Loose and Campbell will join the expedition for its second leg, starting in late November, while D’Angelo and Gelfman will join for the third and fourth legs. While each leg is approximately two months, the logistics of getting to and from the ship during the winter months are likely to add an additional month of travel time.
Because of the challenging Arctic conditions, MOSAiC participants had to go through extensive training. Campbell, Gelfman and their team took survival at sea and Arctic safety training, and learned how to sample ice, drive snowmobiles and even handle a gun. “If you’re going to be out on the ice somebody has to have a gun,” says Campbell. “They can’t participate in the science, their job is to watch for polar bears.”

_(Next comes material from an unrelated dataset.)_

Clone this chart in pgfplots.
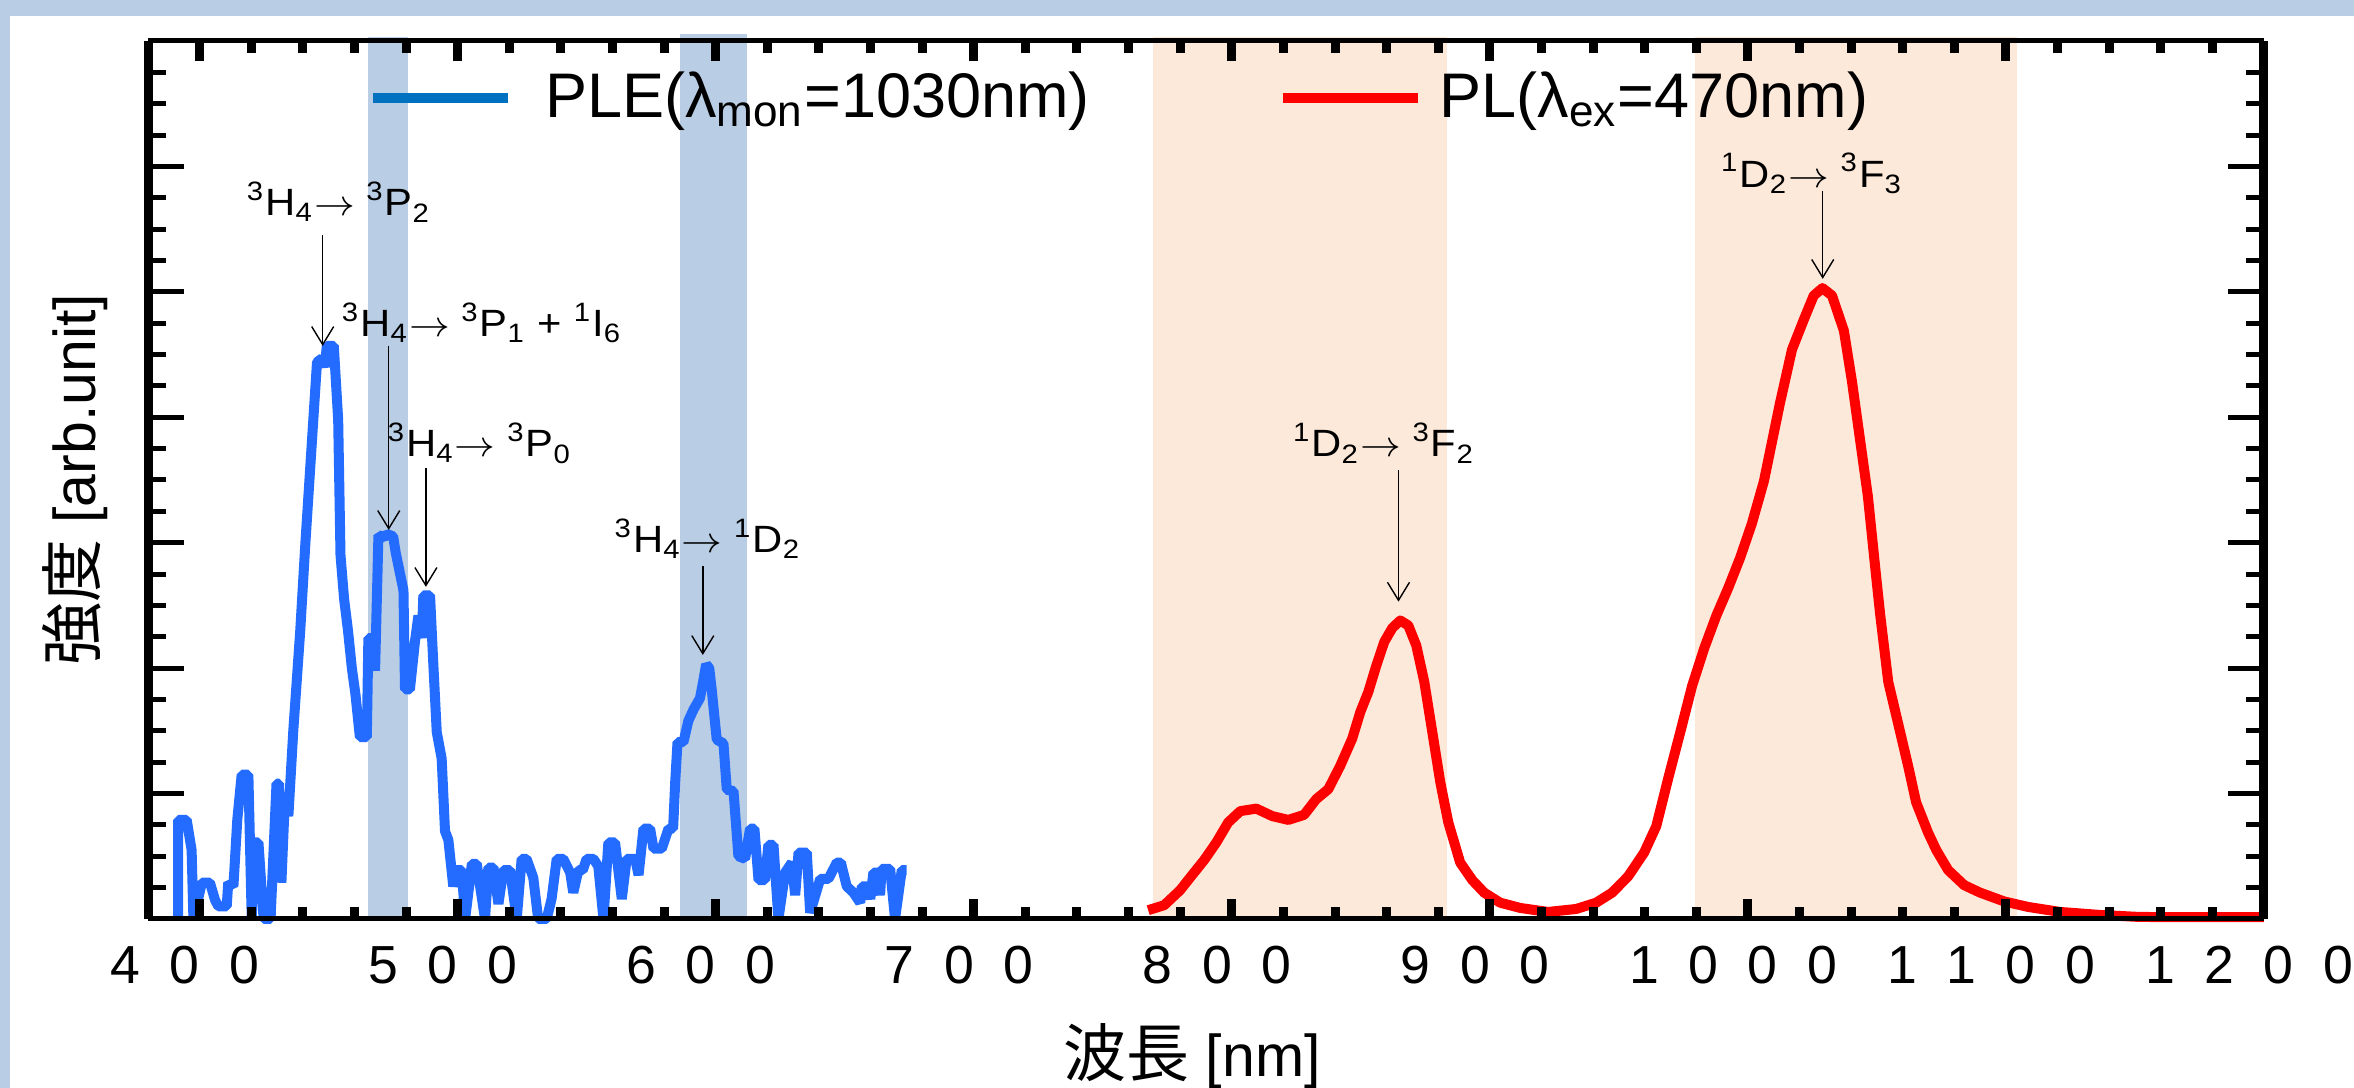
\documentclass[border=0pt]{standalone}
\usepackage{fontspec}
\setmainfont{Liberation Sans}
\newfontfamily\cjk{Noto Sans CJK JP}
\usepackage{pgfplots}
\pgfplotsset{compat=1.18}
\usetikzlibrary{arrows.meta}

\definecolor{frameblue}{HTML}{B9CDE5}
\definecolor{bandorange}{HTML}{FDE9D9}
\definecolor{pleblue}{HTML}{236CFF}
\definecolor{legblue}{HTML}{0070C0}
\definecolor{plred}{HTML}{FF0000}

\newcommand{\dd}{\kern7.4pt}
\newcommand{\annfont}{\fontsize{9.5pt}{11pt}\selectfont}
\newcommand{\up}[1]{\textsuperscript{#1}}
\newcommand{\dn}[1]{\textsubscript{#1}}
\newcommand{\ar}{$\rightarrow$}

% PLE, monitored at 1030 nm
\pgfplotstableread{
nm val
391.7 0
391.7 0.79
395.0 0.79
396.9 0.55
397.6 0
400.9 0.29
404.0 0.29
406.0 0.15
407.3 0.10
410.5 0.10
411.1 0.29
413.1 0.26
414.6 0.79
416.3 1.15
418.9 1.15
420.2 0
421.2 0.61
422.8 0.61
424.8 0
427.5 0
429.8 1.08
430.8 1.08
431.7 0.29
433.1 0.98
434.4 0.82
436.3 1.50
439.0 2.30
441.0 3.00
443.5 3.80
445.5 4.44
447.5 4.47
448.5 4.40
449.3 4.57
452.0 4.57
453.7 3.98
454.6 2.90
456.0 2.55
457.5 2.30
459.0 2.00
460.4 1.79
462.1 1.45
464.8 1.45
465.4 2.24
466.5 2.24
468.0 1.98
469.3 3.06
471.5 3.04
472.5 3.07
475.0 3.05
476.0 2.92
479.0 2.62
479.6 1.83
481.5 1.83
483.5 2.22
484.8 2.42
486.1 2.24
486.7 2.58
489.3 2.58
490.6 2.02
491.9 1.49
493.8 1.28
495.1 0.70
496.4 0.63
498.3 0.26
499.6 0.39
501.6 0.39
502.9 0
505.5 0.44
507.4 0.44
510.6 0
511.9 0.41
513.9 0.41
515.8 0.12
517.7 0.39
520.3 0.39
522.9 0
524.8 0.48
526.7 0.48
529.3 0.33
531.2 0
534.5 0
536.4 0.16
538.4 0.48
540.9 0.48
543.6 0.37
544.8 0.21
546.8 0.39
548.5 0.39
550.0 0.48
552.6 0.48
554.5 0.42
556.5 0
558.4 0.61
561.0 0.61
563.6 0.16
565.5 0.48
568.8 0.48
570.1 0.35
572.0 0.72
574.6 0.72
575.9 0.56
579.1 0.56
581.7 0.72
583.5 0.72
584.3 1.09
585.2 1.41
587.5 1.41
589.4 1.58
591.4 1.67
593.9 1.76
595.2 1.90
596.3 2.03
597.5 2.00
598.5 1.82
600.4 1.43
603.0 1.40
604.3 1.03
606.9 1.02
608.8 0.50
611.4 0.48
613.3 0.72
615.0 0.72
616.6 0.31
619.1 0.31
620.4 0.59
622.4 0.59
624.3 0
626.9 0.37
629.5 0.45
630.8 0.19
632.1 0.53
635.3 0.53
636.6 0.05
640.5 0.32
643.7 0.32
646.9 0.45
648.5 0.45
650.8 0.26
653.4 0.21
656.0 0.13
656.6 0.26
658.6 0.26
659.9 0.16
661.1 0.37
662.5 0.37
663.7 0.19
664.3 0.40
667.6 0.40
669.5 0
672.1 0.39
674.0 0.39
}\pletable

% PL, excited at 470 nm
\pgfplotstableread{
nm val
767.6 0.07
773.8 0.11
780.0 0.23
784.6 0.35
789.3 0.47
794.0 0.61
798.6 0.77
803.3 0.86
809.5 0.88
815.7 0.82
821.9 0.79
828.0 0.83
832.7 0.955
837.4 1.035
842.0 1.22
846.7 1.44
849.8 1.65
852.9 1.81
856.0 2.02
859.1 2.21
862.2 2.32
865.3 2.38
868.4 2.34
871.5 2.18
874.6 1.89
877.7 1.49
880.8 1.09
883.9 0.77
888.5 0.45
893.2 0.31
897.8 0.21
904.0 0.13
911.8 0.088
922.6 0.056
933.5 0.08
941.2 0.13
947.4 0.21
953.6 0.34
959.8 0.53
964.5 0.74
969.1 1.12
973.8 1.49
978.4 1.86
983.1 2.16
987.8 2.42
992.4 2.64
997.0 2.88
1001.5 3.15
1006.2 3.49
1012.4 4.11
1017.1 4.54
1021.7 4.78
1025.5 4.97
1028.9 5.03
1032.6 4.97
1037.2 4.69
1040.3 4.29
1043.4 3.83
1046.5 3.37
1049.6 2.75
1051.3 2.42
1054.4 1.89
1059.0 1.49
1062.1 1.22
1065.2 0.93
1069.8 0.69
1073.0 0.55
1077.6 0.39
1083.8 0.27
1090.0 0.21
1099.3 0.14
1108.6 0.096
1121.0 0.056
1136.6 0.032
1152.0 0.016
1200.0 0.014
}\pltable

\begin{document}
\begin{tikzpicture}
\fill[frameblue] (0,0) rectangle (588.5pt,272pt);
\fill[white] (2.5pt,0) rectangle (588.5pt,268pt);

\begin{axis}[
    at={(37pt,42.25pt)}, anchor=south west,
    scale only axis, width=529pt, height=219.5pt,
    xmin=380, xmax=1200, ymin=0, ymax=7,
    xtick={400,500,...,1200},
    xticklabels={\mbox{4\dd0\dd0\dd}, \mbox{5\dd0\dd0\dd}, \mbox{6\dd0\dd0\dd},
        \mbox{7\dd0\dd0\dd}, \mbox{8\dd0\dd0\dd}, \mbox{9\dd0\dd0\dd},
        \mbox{1\dd0\dd0\dd0\dd}, \mbox{1\dd1\dd0\dd0\dd}, \mbox{1\dd2\dd0\dd0\dd}},
    minor x tick num=4,
    ytick=\empty,
    tick align=inside,
    major tick length=5pt, minor tick length=3pt,
    xtick style={line width=2.25pt, black},
    separate axis lines,
    x axis line style={line width=1.25pt},
    y axis line style={line width=2.25pt},
    axis on top, clip=false,
    xticklabel style={font=\fontsize{13.4pt}{16pt}\selectfont, inner sep=0pt, yshift=-6.5pt},
    xlabel={{\cjk\fontsize{15.75pt}{18pt}\selectfont 波長} [nm]},
    xlabel style={at={(axis description cs:0.5,0)}, anchor=base, inner sep=0pt,
        yshift=-39.5pt, xshift=-3.5pt, font=\fontsize{14.75pt}{18pt}\selectfont},
    ylabel={{\cjk\fontsize{15.75pt}{18pt}\selectfont 強度} [arb.unit]},
    ylabel style={at={(axis description cs:-0.0187,0.5)}, anchor=south, inner sep=0pt,
        font=\fontsize{14.75pt}{18pt}\selectfont},
    legend columns=2,
    legend image code/.code={\draw[#1] (0pt,0pt) -- (33.75pt,0pt);},
    legend style={draw=none, fill=none, inner sep=0pt, outer sep=0pt,
        at={(rel axis cs:0.104,0.935)}, anchor=west,
        font=\fontsize{15.75pt}{18pt}\selectfont,
        nodes={inner sep=0pt},
        /tikz/every odd column/.append style={column sep=4.25pt},
        /tikz/every even column/.append style={column sep=47pt}},
]
% shaded regions
\fill[frameblue] (axis cs:465.2,0) rectangle (axis cs:480.7,7.03);
\fill[frameblue] (axis cs:586.2,0.024) rectangle (axis cs:612.1,7.055);
\fill[bandorange] (axis cs:769.5,0) rectangle (axis cs:883.3,7.03);
\fill[bandorange] (axis cs:979.6,0) rectangle (axis cs:1104.3,7.03);

\addplot[pleblue, line width=2.5pt, line join=bevel, forget plot] table[x=nm, y=val] {\pletable};
\addplot[plred, line width=2.5pt, line join=round, forget plot] table[x=nm, y=val] {\pltable};

\addlegendimage{legblue, line width=2.5pt}
\addlegendentry{\hspace*{3.75pt}PLE(λ\dn{mon}=1030nm)}
\addlegendimage{plred, line width=2.5pt}
\addlegendentry{PL(λ\dn{ex}=470nm)}

% transitions
\tikzset{ann/.style={anchor=base west, inner sep=0pt, font=\annfont, xscale=1.1},
         arr/.style={-{Straight Barb[length=4.5pt,width=5.5pt]}, line width=0.35pt}}
\node[ann] at (axis cs:418.0,5.606) {\up{3}H\dn{4}\ar\ \up{3}P\dn{2}};
\node[ann] at (axis cs:454.8,4.644) {\up{3}H\dn{4}\ar\ \up{3}P\dn{1} + \up{1}I\dn{6}};
\node[ann] at (axis cs:472.6,3.684) {\up{3}H\dn{4}\ar\ \up{3}P\dn{0}};
\node[ann] at (axis cs:560.5,2.920) {\up{3}H\dn{4}\ar\ \up{1}D\dn{2}};
\node[ann] at (axis cs:823.4,3.684) {\up{1}D\dn{2}\ar\ \up{3}F\dn{2}};
\node[ann] at (axis cs:989.3,5.835) {\up{1}D\dn{2}\ar\ \up{3}F\dn{3}};
\draw[arr] (axis cs:447.7,5.455) -- (axis cs:447.7,4.569);
\draw[arr] (axis cs:473.3,4.569) -- (axis cs:473.3,3.102);
\draw[arr] (axis cs:487.7,3.592) -- (axis cs:487.7,2.648);
\draw[arr] (axis cs:595.0,2.815) -- (axis cs:595.0,2.105);
\draw[arr] (axis cs:864.6,3.577) -- (axis cs:864.6,2.530);
\draw[arr] (axis cs:1029.0,5.805) -- (axis cs:1029.0,5.104);
\end{axis}

% y ticks, longer than the x ticks
\begin{axis}[
    at={(37pt,42.25pt)}, anchor=south west,
    scale only axis, width=529pt, height=219.5pt,
    xmin=380, xmax=1200, ymin=0, ymax=7,
    xtick=\empty, ytick={0,1,...,7}, minor y tick num=3,
    yticklabels={,,,,,,,},
    tick align=inside,
    major tick length=9pt, minor tick length=4.5pt,
    ytick style={line width=1.25pt, black},
    axis line style={draw=none},
]
\end{axis}

\pgfresetboundingbox
\useasboundingbox (0,0) rectangle (588.5pt,272pt);
\end{tikzpicture}
\end{document}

For Campbell, this will be the second time he’s spent extensive time in the Arctic during the winter. In 1997 he spent months aboard the Canadian Coast Guard Ship Des Groseilliers which, like the Polarstern, was purposefully frozen in the pack ice, although much farther south from the North Pole, as part of the National Science Foundation-funded Surface Heat Budget of the Arctic Ocean (SHEBA) study. The MOSAiC planners used lessons learned from previous ice camps like SHEBA as they designed the expedition. Campbell says the 1997 study was not without its challenges. “At one point the ice actually split in half, and some of the labs on the ice were destroyed.”

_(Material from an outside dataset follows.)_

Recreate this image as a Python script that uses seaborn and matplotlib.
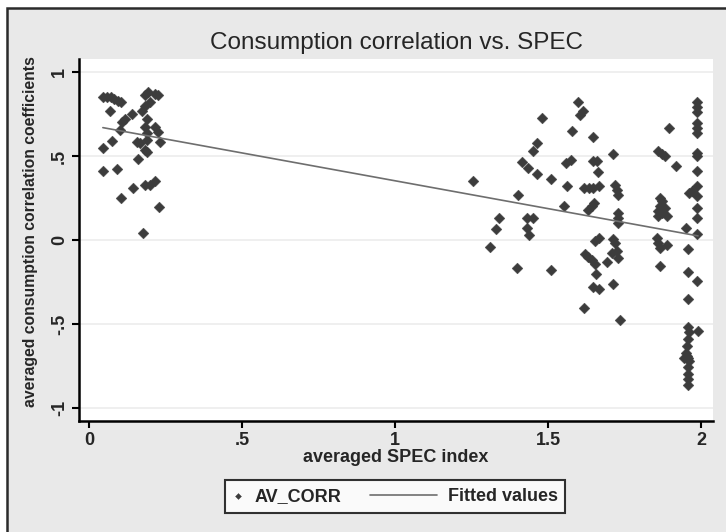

MOSAiC participants arriving at the Polarstern during the winter months will experience the polar night, when the sun remains below the horizon 24 hours per day, while those arriving in the spring will see 24 hours of light. Despite the grueling conditions, the months spent in the Central Arctic may end up feeling short. “You work so hard and for long hours, and you have so much to do,” says Campbell. “Even though two months seems like a long time, it also feels like not enough time to get it all done. It goes by really quickly.”
By the time the Polarsten completes its drift in September 2020, the multidisciplinary collection of MOSAiC scientists hope to have gathered a year’s-worth of new observations that will enhance future climate change projections for the Arctic. As the project’s mission states, many processes in the Arctic climate system are poorly represented in climate models because they are not sufficiently understood. Loose agrees that to address these gaps in our knowledge, researchers should conduct more projects like MOSAiC in the Arctic. “We need to gather data year-round, from the atmosphere down to the ice and then into the ocean, and we need to work across disciplines.”
The MOSAiC project was designed by an international consortium of leading polar research institutions, led by the Alfred Wegener Institute, Helmholtz Centre for Polar and Marine Research (AWI). Funding for participation of GSO scientists in the MOSAiC project was provided by the U.S. National Science Foundation.